Les pertes sur crédits risquent également d’augmenter, de nombreuses entreprises ayant épuisé leurs réserves après des années marquées par des perturbations d’approvisionnement, l’inflation, l’envolée des coûts de l’énergie et le durcissement des conditions de financement. En Belgique, un nombre record de faillites a d’ailleurs été enregistré pour le mois de février.

Le pire est passé

Du côté des assureurs, les perspectives semblent par contre se dégager. Dans l’assurance dommages, l’inflation galopante a renchéri le coût des interventions et pesé sur la rentabilité, mais les primes comblent le retard. Aux Etats-Unis, le prix des assurances auto a augmenté de 22% entre mars 2023 et mars 2024 selon les données officielles du BLS – et de 4,6% pour les couvertures habitation. Dans la zone euro, la hausse est de plus de 10% pour la police auto durant la même période et de 6% pour l’assurance habitation selon les chiffres d’Eurostat.

Dans l’assurance-vie, le pire semble passé pour les compagnies européennes et américaines. Leurs importants portefeuilles d’obligations, à la base du rendement des clients et des assureurs, ont souffert de la rapide remontée des taux. Mais maintenant que le pic des taux a été atteint, l’horizon se dégage.

Taiping Life fait face à des exigences plus strictes en matière de solva­bilité, ce qui limite sa capacité à verser des dividendes à ses action­naires, dont Ageas. © SOPA Images/LightRocket via Getty Images

Norme IFRS 17

En outre, les résultats des compagnies d’assurances ont aussi été malmenés l’année dernière par la nouvelle norme IFRS 17 régissant les principes de comptabilisation, d’évaluation et de présentation des contrats d’assurance. Pour donner un aperçu de son impact, le profit opérationnel d’Axa a augmenté de 6% en 2023, une progression qui aurait été de 27% sans l’adoption de l’IFRS 17.

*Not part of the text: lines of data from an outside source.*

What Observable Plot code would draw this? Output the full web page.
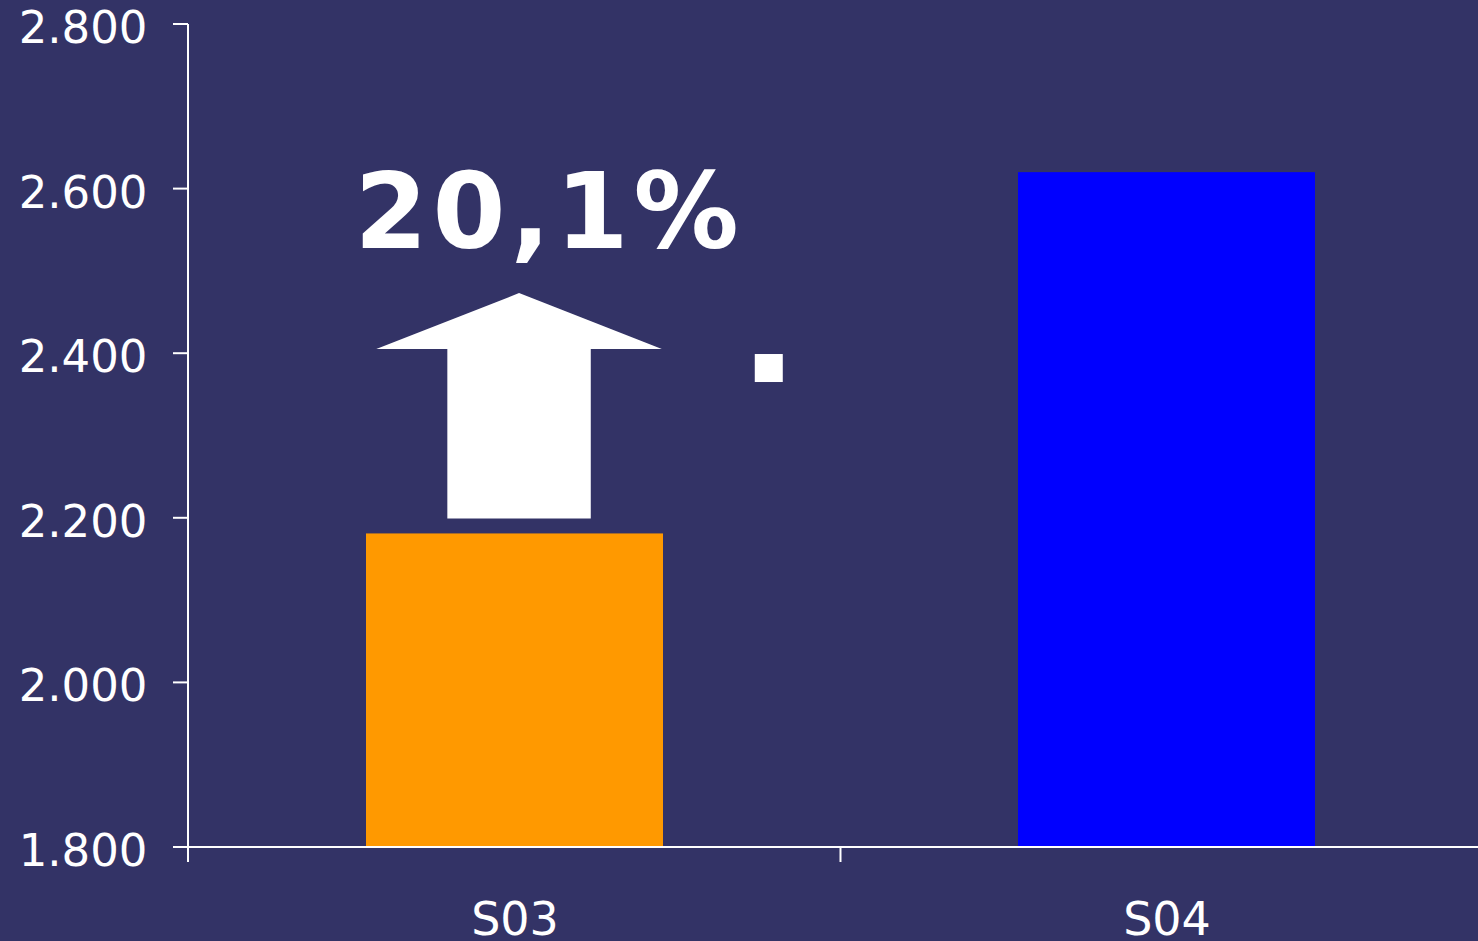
<!DOCTYPE html>
<html>
<head>
<meta charset="utf-8">
<script src="https://cdn.jsdelivr.net/npm/d3@7"></script>
<script src="https://cdn.jsdelivr.net/npm/@observablehq/plot@0.6"></script>
<style>
  html, body { margin: 0; padding: 0; background: #333366; overflow: hidden; }
  #chart svg { max-width: none !important; display: block; }
</style>
</head>
<body>
<div id="chart"></div>
<script>
// Data
const categories = ["S03", "S04"];
const values = [2181, 2620];
const barColors = ["#FF9900", "#0000FF"];
const yTicks = [1800, 2000, 2200, 2400, 2600, 2800];
const yDomain = [1800, 2800];

const data = categories.map((c, i) => ({category: c, value: values[i], color: barColors[i]}));
const growth = (values[1] / values[0] - 1) * 100;
const growthLabel = growth.toFixed(1).replace(".", ",") + "%";

const W = 1492, H = 941;
const mL = 188, mR = 0, mT = 24, mB = 94;
const PI = 0.5445, PO = PI / 2;
const fontFamily = "'DejaVu Sans', Verdana, sans-serif";
const fmt = d => d3.format(",")(d).replace(/,/g, ".");

// axes lines and boundary ticks, drawn using the scales
function axisFrame(index, scales, values, dims) {
  const g = d3.create("svg:g").attr("stroke", "white").attr("stroke-width", 2).attr("fill", "none");
  const x = scales.x, y = scales.y;
  const step = x(categories[1]) - x(categories[0]);
  const bandStart0 = x(categories[0]) - PO * step;
  const y0 = y(yDomain[0]), y1 = y(yDomain[1]);
  // y axis line (extends below like a tick)
  g.append("line").attr("x1", mL).attr("x2", mL).attr("y1", y1).attr("y2", y0 + 15);
  // x axis line (extends left like a tick)
  g.append("line").attr("x1", mL - 15).attr("x2", dims.width).attr("y1", y0).attr("y2", y0);
  // y ticks
  for (const t of yTicks) g.append("line").attr("x1", mL - 15).attr("x2", mL).attr("y1", y(t)).attr("y2", y(t));
  // x ticks at band boundaries
  for (let i = 1; i <= categories.length; i++) {
    const xb = bandStart0 + i * step;
    g.append("line").attr("x1", xb).attr("x2", xb).attr("y1", y0).attr("y2", y0 + 15);
  }
  return g.node();
}

// Growth annotation: arrow, percentage label and small square
function annotation(index, scales) {
  const x = scales.x, y = scales.y;
  const step = x(categories[1]) - x(categories[0]);
  const bw = step * (1 - PI);
  const c = x(categories[0]) + bw / 2;
  const g = d3.create("svg:g").attr("fill", "white");
  const ac = c + 0.007 * step;
  const hw = 0.219 * step, sw = 0.110 * step;
  const yTip = y(2473), yShoulder = y(2405), yBase = y(2199);
  g.append("path").attr("d", `M${ac},${yTip}L${ac + hw},${yShoulder}L${ac + sw},${yShoulder}L${ac + sw},${yBase}L${ac - sw},${yBase}L${ac - sw},${yShoulder}L${ac - hw},${yShoulder}Z`);
  g.append("text")
    .attr("x", c + 0.053 * step).attr("y", y(2528))
    .attr("text-anchor", "middle")
    .attr("font-family", fontFamily).attr("font-weight", "bold")
    .attr("font-size", 105).attr("letter-spacing", 5)
    .text(growthLabel);
  const sq = c + 0.39 * step, sy = y(2382);
  g.append("rect").attr("x", sq - 14).attr("y", sy - 14).attr("width", 28).attr("height", 28);
  return g.node();
}

const chart = Plot.plot({
  width: W, height: H,
  marginLeft: mL, marginRight: mR, marginTop: mT, marginBottom: mB,
  style: {background: "#333366", color: "white", fontFamily, overflow: "visible"},
  x: {domain: categories, paddingInner: PI, paddingOuter: PO},
  y: {domain: yDomain, range: [H - mB, mT]},
  marks: [
    Plot.barY(data, {x: "category", y1: yDomain[0], y2: "value", fill: "color"}),
    Plot.axisY({ticks: yTicks, tickFormat: fmt, tickSize: 0, tickPadding: 41, fontSize: 45, dy: 4, label: null, fill: "white"}),
    Plot.axisX({tickSize: 0, tickPadding: 55, fontSize: 46, label: null, fill: "white"}),
    axisFrame,
    annotation
  ]
});
document.getElementById("chart").appendChild(chart);
</script>
</body>
</html>
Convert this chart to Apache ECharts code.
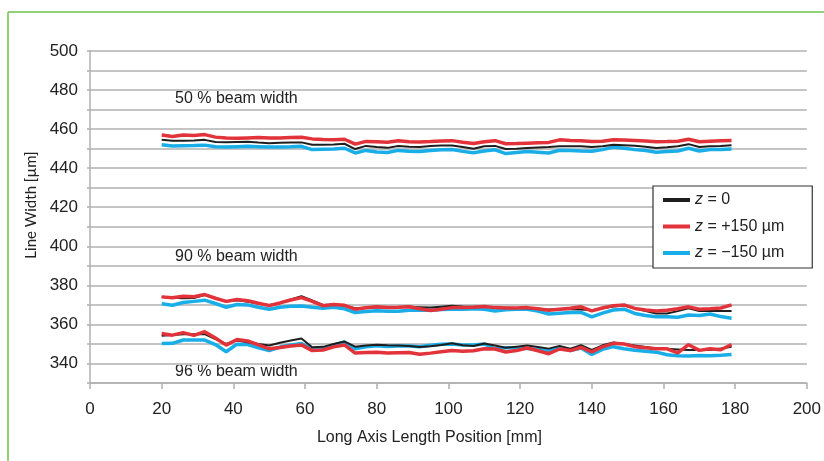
<!DOCTYPE html>
<html>
<head>
<meta charset="utf-8">
<script src="https://cdn.jsdelivr.net/npm/echarts@6/dist/echarts.min.js"></script>
<style>
html,body{margin:0;padding:0;background:#fff;}
#chart{width:824px;height:461px;}
</style>
</head>
<body>
<div id="chart"></div>
<script>
// Positions along the long axis [mm]
const xs = [20,23,26,29,32,35,38,41,44,47,50,53,56,59,62,65,68,71,74,77,80,83,86,89,92,95,98,101,104,107,110,113,116,119,122,125,128,131,134,137,140,143,146,149,152,155,158,161,164,167,170,173,176,179];

// 50 % beam width
const z0_50 = [454.5,454,454.1,454.2,454.5,453.4,453.3,453.4,453.5,453.1,452.8,453,453.1,453.2,452,452,452.1,452.5,449.8,451.4,450.8,450.4,451.4,451,450.9,451.3,451.6,451.6,450.8,449.9,451.2,451.4,449.8,450,450.3,450.6,450.8,451.2,451.2,451.2,450.9,451.2,452,451.8,451.5,451,450.3,450.7,451.2,452.3,450.8,451.2,451.4,451.7];
const zp_50 = [457,456.2,457,456.7,457.2,455.9,455.5,455.3,455.5,455.7,455.5,455.5,455.7,455.8,455,454.7,454.5,454.8,452.3,453.7,453.5,453.3,454,453.5,453.4,453.6,453.9,454.1,453.3,452.6,453.5,454.1,452.5,452.6,452.8,453,453.2,454.5,454.2,454,453.7,453.8,454.5,454.4,454.2,453.9,453.5,453.6,453.8,454.8,453.5,453.8,454,454.2];
const zm_50 = [452,451.3,451.5,451.6,451.8,451,450.8,451,451.2,451,450.8,450.9,451,451.2,449.5,449.7,449.8,450.2,447.8,449.1,448.3,448,449.1,448.7,448.6,449,449.4,449.6,448.6,447.9,448.8,449.4,447.5,448,448.5,448.2,447.8,449.2,449,448.8,448.7,449.5,450.8,450.2,449.5,449,448.2,448.5,448.8,450.2,448.8,449.5,449.6,449.8];

// 90 % beam width
const z0_90 = [374,373.6,373.4,373.5,375.1,373.2,371.7,372.4,371.6,370.7,370,371,372.8,374.5,372.3,370,370.2,369.6,368.3,368.5,368.6,368.7,368.8,369,368.8,368.6,369.1,369.5,369.2,369.1,369,368.6,368.5,368.4,368.3,367.9,367.6,367.7,367.8,367.6,367.3,368.3,369.2,369.7,368.2,366.8,365.6,365.6,366.8,368.3,366.9,366.9,366.9,366.9];
const zp_90 = [374.1,373.6,374.4,374.2,375.3,373.4,371.8,372.8,372.1,370.8,369.6,371,372.5,373.7,371.8,369.6,370.2,369.8,367.8,368.5,369,368.7,368.8,369,368,367.1,367.8,368.6,368.6,368.8,369.2,368.6,368.4,368.4,368.6,368,367.3,367.8,368.3,369,366.9,368.4,369.6,370,368.2,367.4,366.9,367.2,368,369,367.8,368,368.4,370];
const zm_90 = [370.6,369.8,371.2,371.8,372.4,370.7,368.8,370.2,370,368.8,367.8,368.8,369.3,369.4,368.8,368.3,368.8,368,366.1,366.6,367,366.7,366.8,367.2,367.3,367.3,367.6,367.8,367.8,368,367.8,366.9,367.5,367.8,367.8,366.8,365.3,365.7,366.1,366.1,363.9,365.8,367.4,367.8,365.6,364.6,363.9,363.9,363.7,364.8,364.6,365.3,364,363.2];

// 96 % beam width
const z0_96 = [354.2,354.6,355,355,355,352.5,350,351.8,350.9,350,349.2,350.6,351.8,352.8,348.3,348.5,350,351.2,348.6,349.2,349.6,349.3,349.2,349,348.4,348.8,349.5,350.3,349.3,348.9,350.2,349.2,348,348.6,349.2,348.4,347.6,349,347.6,349.4,347,349.3,350.8,350,349.2,348.5,347.7,347.5,347.2,346.9,346.9,346.9,347.7,348.6];
const zp_96 = [355.3,354.5,355.8,354.4,356.3,353,349.4,352.3,351.5,349.5,347.5,348.2,349,349.5,346.6,346.9,348.5,349.5,345.3,345.6,345.8,345.4,345.5,345.6,344.7,345.3,346,346.6,346.2,346.5,347.5,347.4,345.9,346.6,347.9,346.5,345,347.4,346.6,348.2,345.9,348.5,350.3,350,348.6,348,347.5,347.5,345.4,349.6,346.7,347.5,347,349.7];
const zm_96 = [350.2,350.3,352,352,352,349.7,346,349.9,349.7,348,346.6,348.4,349.5,350.2,347.5,347.5,349.5,351,347.5,348.5,349.1,348.7,348.9,349,348.6,349.3,349.8,350,349.5,349.4,350,347.5,348,348.1,347.6,347.1,346.6,348.2,346.6,347.9,344.6,347.2,348.6,347.5,346.8,346.3,345.8,344.5,343.9,343.8,344.1,344,344.2,344.6];

// Axis ticks
const xTicks = [0,20,40,60,80,100,120,140,160,180,200];
const yMin = 330, yMax = 500;

const annotations = ['50 % beam width', '90 % beam width', '96 % beam width'];
const legendNames = ['z0', 'zp', 'zm'];

const FN = "'Liberation Sans', Arial, sans-serif";
const colors = { z0: '#1e1e1e', zp: '#e2323a', zm: '#1aaee8' };
const widths = { z0: 2, zp: 3.5, zm: 3.5 };

function pairs(ys){ return xs.map((x,i)=>[x, ys[i]]); }

const groups = [
  ['zm', [zm_50, zm_90, zm_96]],
  ['z0', [z0_50, z0_90, z0_96]],
  ['zp', [zp_50, zp_90, zp_96]]
];
const series = [];
groups.forEach(([name, arrs]) => {
  arrs.forEach(a => {
    series.push({
      name: name, type: 'line', data: pairs(a), symbol: 'none', showSymbol: false,
      lineStyle: { color: colors[name], width: widths[name] },
      itemStyle: { color: colors[name] },
      silent: true, animation: false
    });
  });
});

const chart = echarts.init(document.getElementById('chart'), null, { renderer: 'canvas' });
chart.setOption({
  animation: false,
  backgroundColor: '#ffffff',
  grid: { left: 90, right: 13, top: 51, bottom: 78, containLabel: false },
  xAxis: {
    type: 'value', min: xTicks[0], max: xTicks[xTicks.length-1], interval: 20,
    name: 'Long Axis Length Position [mm]', nameLocation: 'middle', nameGap: 47,
    nameTextStyle: { fontFamily: FN, fontSize: 16, color: '#222', padding: [0, 38, 0, 0] },
    axisLine: { show: true, lineStyle: { color: '#b0b0b0', width: 1.5 } },
    axisTick: { show: true, length: 6, lineStyle: { color: '#b0b0b0', width: 1.5 } },
    axisLabel: { fontFamily: FN, fontSize: 17, color: '#222', margin: 18 },
    splitLine: { show: false }
  },
  yAxis: {
    type: 'value', min: yMin, max: yMax, interval: 10,
    name: 'Line Width [µm]', nameLocation: 'middle', nameGap: 42,
    nameTextStyle: { fontFamily: 'Lato, sans-serif', fontSize: 15, color: '#222', padding: [0, 0, 0, 24] },
    axisLine: { show: true, lineStyle: { color: '#b0b0b0', width: 1.5 } },
    axisTick: { show: true, length: 3, lineStyle: { color: '#b0b0b0', width: 1.5 } },
    axisLabel: { fontFamily: FN, fontSize: 17, color: '#222', margin: 12,
      formatter: v => (v % 20 === 0 ? String(v) : '') },
    splitLine: { show: true, lineStyle: { color: '#c4c4c4', width: 2 } }
  },
  legend: {
    data: legendNames.map(n => ({ name: n, icon: 'rect' })),
    orient: 'vertical', left: 653, top: 186,
    padding: [5, 28, 6, 10],
    itemGap: 8.5, itemWidth: 27, itemHeight: 4, itemTextGap: 14,
    borderColor: '#333', borderWidth: 1.2, backgroundColor: '#fff',
    formatter: function(n){
      if (n === 'z0') return '{i|z} = 0';
      if (n === 'zp') return '{i|z} = +150 µm';
      return '{i|z} = \u2212150 µm';
    },
    textStyle: {
      fontFamily: FN, fontSize: 16, color: '#222', lineHeight: 18,
      rich: { i: { fontFamily: FN, fontSize: 16, fontStyle: 'italic', color: '#222', lineHeight: 18 } }
    }
  },
  graphic: [
    { type: 'line', shape: { x1: 8, y1: 12, x2: 8, y2: 461 }, style: { stroke: '#6cc24a', lineWidth: 1.5 } },
    { type: 'line', shape: { x1: 8, y1: 12, x2: 824, y2: 12 }, style: { stroke: '#6cc24a', lineWidth: 1.5 } },
    { type: 'text', left: 175, top: 91, style: { text: annotations[0], font: "16px " + FN, fill: '#222' } },
    { type: 'text', left: 175, top: 249, style: { text: annotations[1], font: "16px " + FN, fill: '#222' } },
    { type: 'text', left: 175, top: 364, style: { text: annotations[2], font: "16px " + FN, fill: '#222' } }
  ],
  series: series
});
</script>
</body>
</html>
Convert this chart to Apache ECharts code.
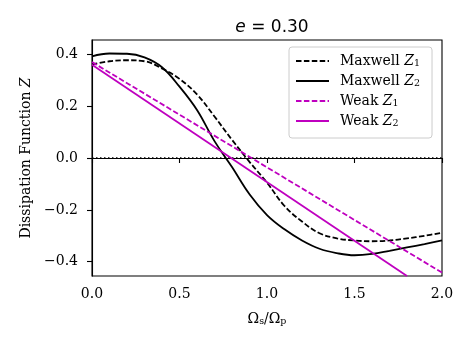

Désormais, ce changement comptable n’affectera plus les comparaisons annuelles même si tous les risques n’ont pas disparu. La norme IFRS 17 renforce notamment l’influence des marchés sur les résultats et le bilan des assureurs. Dans ce contexte, “les gagnants seront les assureurs les mieux capitalisés, car ils peuvent résister à des contraintes plus importantes en matière d’investissement et de souscription… tout en poursuivant des investissements [essentiels]”, pointe ainsi Henry Heathfield, analyste sectoriel chez Morningstar.

Trois opportunités

Sa valeur préférée est le groupe britannique Admiral, actif avant tout dans l’assurance auto dans différents pays européens et en Amérique du Nord. Outre son bilan solide, avec un des meilleurs ratios de solvabilité du secteur en compagnie de Zurich et Aviva, Henry Heathfield épingle sa ­politique de couverture (co-­assurance, réassurance). Ce qui lui permet d’afficher un ratio combiné, le rapport entre les coûts totaux (indemnités, commissions, frais généraux) et les primes encaissées, de moins de 95% contre plus de 100% pour ses pairs. En d’autres termes, Admiral génère un bénéfice de souscription alors que les autres dépendent entièrement de leurs résultats d’investissement.

Son second choix est le réassureur allemand Hannover Re qui jouit d’excellentes notes de solvabilité (essentielles dans le segment de la réassurance) et a profité des changements réglementaires pour améliorer ses systèmes de gouvernance financière. Ce qui lui permet de maintenir ses marges dans un environnement plus complexe : réglementation, impact du réchauffement climatique – les réassureurs intervenant notamment lors de catastrophes naturelles.

Aux Etats-Unis, Barron’s recommande Chubb, un des leaders mondiaux de l’assurance dommage, également actif dans l’assurance-vie et la réassurance. Structurellement, le géant américain affiche un résultat de souscription supérieur à la moyenne (ratio combiné de 86% en 2023). A court terme, la rotation de son portefeuille vers des obligations à taux plus élevés devrait doper son rendement. Et à plus long terme, Chubb devrait profiter de sa présence diversifiée sur les marchés asiatiques pour poursuivre son développement.